El campamento de los desposeídos no está a las afueras, ni escondidísimo. De tan a la vista y próximo, nadie repara en él. Dénia tiene la pobreza ante sus narices. A veces, funciona esa paradoja de que si quieres ocultar algo, que pase desapercibido, lo mejor es ponerlo ante los ojos de todos. Y eso ocurre con ese campamento en ciernes que, instalado en una estructura en ruinas de la calle la Vía, a escasos 50 metros de la burguesa y comercial calle Marqués de Campo, se convirtió primero en refugio de indigentes y ahora tiene como huéspedes también a inmigrantes rusos y polacos.

Estas obras, iniciadas cuando los pisos se vendían como rosquillas, quedaron abandonadas al estallar la burbuja inmobiliaria. La promotora las valló precariamente y dejó la estructura a su suerte. Al poco, empezaron a colarse indigentes. A finales de 2014, un sin techo de 37 años, vecino de Dénia y que hacía poco que se había quedado sin casa, se precipitó por uno de los huecos donde debía ir el ascensor. Cayó de la planta baja al segundo subterráneo del garaje. Murió en el acto.

En la finca fantasma, malvivían otros indigentes que, al día siguiente de perder a un compañero, volvieron allí a buscar cobijo. No les importó correr la misma suerte. En plena noche, es fácil dar un traspié en esta ruina erizada de hierros y con trampas en forma de huecos de escalera y ascensor. Pero es un techo. Y, al final de otro día de penurias, lo único que importa es no pasar la noche al raso.

La policía de Dénia ha precintado mil veces el resquicio en la valla por el que entran los indigentes. Pero siempre encuentran la forma de volver a colarse.

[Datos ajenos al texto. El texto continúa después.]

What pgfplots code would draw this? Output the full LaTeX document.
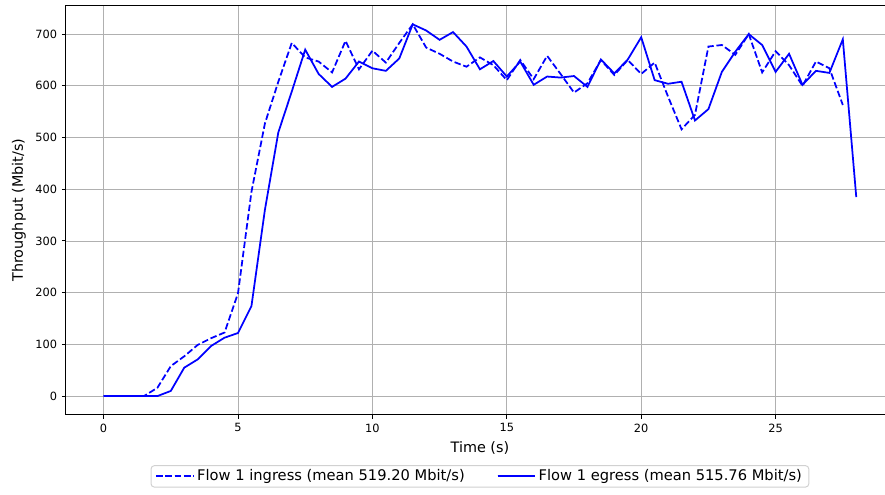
\documentclass[border=0pt]{standalone}
\usepackage{pgfplots}
\pgfplotsset{compat=1.18}
\usepackage{fontspec}
\setmainfont{DejaVu Sans}
\definecolor{mblue}{HTML}{0000FF}
\begin{document}
\begin{tikzpicture}
\path[use as bounding box] (-47.5bp,-57.2bp) rectangle (589.7bp,298.6bp);
\begin{axis}[
  at={(0,0)}, anchor=south west,
  scale only axis,
  width=596.1bp, height=294.5bp,
  xmin=-1.4, xmax=29.4, ymin=-36, ymax=755,
  xtick={0,5,...,25}, ytick={0,100,...,700},
  grid=major, grid style={color=black!31, line width=0.67bp},
  axis line style={line width=0.72bp},
  tick style={black, line width=0.72bp},
  tick align=outside, major tick length=2.9bp,
  tick pos=left,
  ticklabel style={font=\fontsize{8.2}{10}\selectfont},
  /pgf/number format/assume math mode=true,
  xlabel={Time (s)}, ylabel={Throughput (Mbit/s)},
  label style={font=\fontsize{10.4}{12}\selectfont},
  legend style={at={(0.5,-0.1232)}, anchor=north, legend columns=2,
    draw=black!18, rounded corners=2.5bp, line width=0.7bp,
    font=\fontsize{10.6}{13}\selectfont, inner xsep=3bp, inner ysep=1bp,
    /tikz/every even column/.append style={column sep=21bp}},
  legend cell align=left,
  legend image code/.code={\draw[#1] (0bp,0bp) -- (21.1bp,0bp); \path (0bp,0bp) -- (27bp,0bp);},
]
\addplot[mblue, line width=1.26bp, dash pattern=on 4.7bp off 2bp] table {
0 0
0.5 0
1 0
1.5 0
2 16
2.5 58
3 77
3.5 99
4 112
4.5 123
5 199
5.5 395
6 527
6.5 608
7 683
7.5 655
8 647
8.5 626
9 687
9.5 632
10 668
10.5 645
11 683
11.5 719
12 674
12.5 662
13 647
13.5 637
14 655
14.5 640
15 611
15.5 650
16 613
16.5 658
17 623
17.5 587
18 605
18.5 650
19 621
19.5 650
20 623
20.5 645
21 579
21.5 516
22 544
22.5 676
23 679
23.5 660
24 700
24.5 626
25 667
25.5 640
26 600
26.5 647
27 634
27.5 563
};
\addlegendentry{Flow 1 ingress (mean 519.20 Mbit/s)}
\addplot[mblue, line width=1.26bp] table {
0 0
0.5 0
1 0
1.5 0
2 0
2.5 10
3 55
3.5 71
4 97
4.5 113
5 122
5.5 174
6 360
6.5 510
7 589
7.5 670
8 623
8.5 598
9 614
9.5 647
10 634
10.5 629
11 653
11.5 719
12 707
12.5 689
13 704
13.5 676
14 632
14.5 648
15 618
15.5 647
16 602
16.5 618
17 616
17.5 619
18 598
18.5 651
19 624
19.5 651
20 694
20.5 611
21 604
21.5 608
22 533
22.5 555
23 627
23.5 666
24 700
24.5 679
25 627
25.5 662
26 602
26.5 629
27 625
27.5 690
28 385
};
\addlegendentry{Flow 1 egress (mean 515.76 Mbit/s)}
\end{axis}
\end{tikzpicture}
\end{document}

Hasta ahora allí dentro había colchones y mantas. Los indigentes se repartían el espacio y algunos, para tener un poco de intimidad, lo cerraban con jirones de tela de plástico que arrancaban del vallado de la finca. Pero este refugio para los desposeídos ha cambiado. El colchón revelaba provisionalidad, la esperanza de salir del bache.

La estructura se ha convertido ahora en campamento. Inmigrantes polacos y rusos han montado tiendas de campaña y un remedo de salón. Han recogido muebles de la basura. «No hablamos español. Trabajamos en lo que sale, en recoger chatarra, en lo que sea», explicó a este diario uno de estos inmigrantes de mediana edad. Arrebujado en una manta, dijo que «es mejor estar aquí que en medio del campo».

A las 8 de la mañana, se les ve asearse y lavarse los dientes con el agua de un barreño. Salen y no regresan hasta la tarde. Son como fantasmas. Frente a la finca en ruinas, hay terrazas de bares. La ciudad bulle. Una precaria valla separa un mundo de otro.

La estructura está, sobre todo en los sótanos, repleta de basura. Ya son muchos años de alojar a indigentes que han amontonado allí dentro enseres recogidos de la basura.